In the day of genteel manners and formal introductions, the exchange of calling cards was a social custom that was essential in developing friendships. The custom of carrying calling or visiting cards began in France in the early 1800's. It quickly spread throughout Europe, and then became vastly popular in the United States, especially the New England area from 1840-1900. Calling cards were carried primarily by the "well-to-do" ladies who made a point to go calling on friends and family on a specified day of the week or month, depending on their location and proximity to neighbors. The gracious reserve of a simple calling card is a gentle reminder of one's presence, and the care poured into a finely crafted card is a welcome courtesy.
I'm not sure that calling cards themselves are much used in this day and age, but our home has it's own breed of calling card that people leave with us after their visits: Magnetic Poetry. We have four editions of Magnetic Poetry on our fridge; Regular, Genius Edition,Wizard of Oz, and the STA Travel set. With this odd mix of sets, our friends and family have left an abundance of modern-day calling cards on our fridge. Here is a sampling of their creative wit.
Never shake crass drunk woman.
Beneath a sanguine moon, the wicked munchkins cry-d for blood.
So droll you are, with your turgid sausages.
They elaborated together with zeal, like a thousand verbose miscreants caterwauling together.
Beat the lazy fluffy hippie.
Auntie Em's diggity purple butt is tantamount to a nefarious symphony of lust.
Manipulate my mellifluous moment.
Space dog absconds with raw man parts.
Scream: Me want house!
Veil of the delirious goddess: Chocolate time is gone - say in love with the TV.

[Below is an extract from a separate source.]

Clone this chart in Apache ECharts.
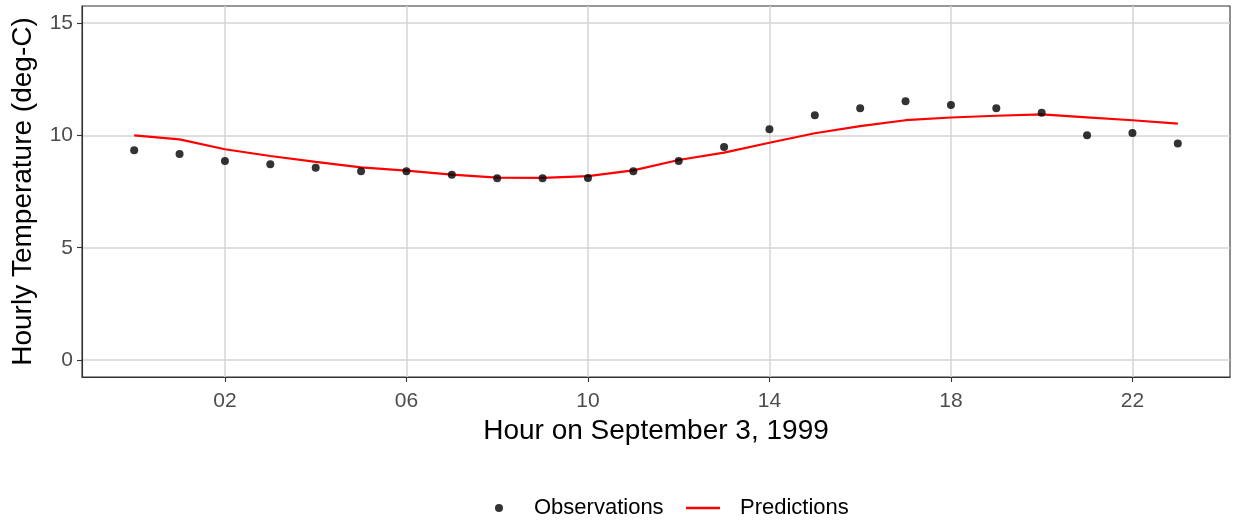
<!DOCTYPE html>
<html>
<head>
<meta charset="utf-8">
<script src="https://cdn.jsdelivr.net/npm/echarts@6/dist/echarts.min.js"></script>
<style>
html,body{margin:0;padding:0;background:#fff;}
#chart{width:1235px;height:523px;}
</style>
</head>
<body>
<div id="chart"></div>
<script>
// Hours 0..23 on September 3, 1999
const hours = [0,1,2,3,4,5,6,7,8,9,10,11,12,13,14,15,16,17,18,19,20,21,22,23];
const observations = [9.33,9.17,8.86,8.71,8.56,8.40,8.40,8.25,8.09,8.09,8.10,8.40,8.86,9.48,10.27,10.89,11.20,11.51,11.35,11.20,11.00,10.00,10.10,9.63];
const predictions = [10.00,9.82,9.38,9.08,8.82,8.57,8.43,8.25,8.12,8.11,8.18,8.44,8.90,9.23,9.67,10.09,10.41,10.67,10.79,10.87,10.93,10.80,10.67,10.52];
const xTickValues = [2,6,10,14,18,22];
const xTickLabels = ['02','06','10','14','18','22'];
const yTickValues = [0,5,10,15];

const font = 'Liberation Sans, Arial, sans-serif';
const chart = echarts.init(document.getElementById('chart'));
chart.setOption({
  animation: false,
  backgroundColor: '#ffffff',
  grid: {left: 82, right: 5, top: 6, bottom: 146, show: true, borderColor: '#333333', borderWidth: 1.1, backgroundColor: 'transparent'},
  xAxis: {
    type: 'value', min: -1.15, max: 24.15,
    name: 'Hour on September 3, 1999', nameLocation: 'middle', nameGap: 38,
    nameTextStyle: {fontFamily: font, fontSize: 28, color: '#000'},
    axisLine: {show: true, onZero: false, lineStyle: {color: '#333333', width: 1.1}},
    axisTick: {show: true, length: 5, customValues: xTickValues, lineStyle: {color: '#333333', width: 1.1}},
    axisLabel: {customValues: xTickValues, margin: 14, fontFamily: font, fontSize: 21, color: '#4d4d4d',
      formatter: v => xTickLabels[xTickValues.indexOf(v)]},
    splitLine: {show: true, lineStyle: {color: '#d4d4d4', width: 1.5}}
  },
  yAxis: {
    type: 'value', min: -0.75, max: 15.75,
    name: 'Hourly Temperature (deg-C)', nameLocation: 'middle', nameGap: 45,
    nameTextStyle: {fontFamily: font, fontSize: 28, color: '#000'},
    axisLine: {show: true, onZero: false, lineStyle: {color: '#333333', width: 1.1}},
    axisTick: {show: true, length: 5, customValues: yTickValues, lineStyle: {color: '#333333', width: 1.1}},
    axisLabel: {customValues: yTickValues, margin: 9, fontFamily: font, fontSize: 21, color: '#4d4d4d'},
    splitLine: {show: true, lineStyle: {color: '#d4d4d4', width: 1.5}}
  },
  legend: [
    {data: [{name: 'Observations', icon: 'circle'}], left: 490, top: 492, itemWidth: 8, itemHeight: 8,
     textStyle: {fontFamily: font, fontSize: 22, color: '#000', padding: [0,0,0,26]}},
    {data: [{name: 'Predictions', icon: 'rect'}], left: 681, top: 492, itemWidth: 34, itemHeight: 2.3,
     textStyle: {fontFamily: font, fontSize: 22, color: '#000', padding: [0,0,0,15]}}
  ],
  series: [
    {name: 'Predictions', type: 'line', data: hours.map((h,i)=>[h, predictions[i]]),
     symbol: 'none', lineStyle: {color: '#ff0000', width: 2.2}, itemStyle: {color: '#ff0000'}, z: 2},
    {name: 'Observations', type: 'scatter', data: hours.map((h,i)=>[h, observations[i]]),
     symbol: 'circle', symbolSize: 8, itemStyle: {color: '#000000'}, z: 3}
  ]
});
</script>
</body>
</html>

I have a waxing urge to frantic-ly smear my down under drool over your enormously pendulous and luscious breasts. Cheers!
Melting beauty never boors summer penguins.
Monkey hair makes my winkie sweat.
Sing storm - remember, must always drink up.
Happy lollipop. Always American.
We love the mooning.
Elucidate salient question that could gall vapid woman.
Language over the bitter spring finger.
Sad kids produce ridiculous dreams of great Kansas.
Crazy Dorothy had a broomstick and somewhere to expunge all the obtuse wizards from.
No more festivals sadness. Come Munchkinland, me & you.
Peach & Puppy rainbows, love.
Needless to say ... our friends and family are an interesting bunch!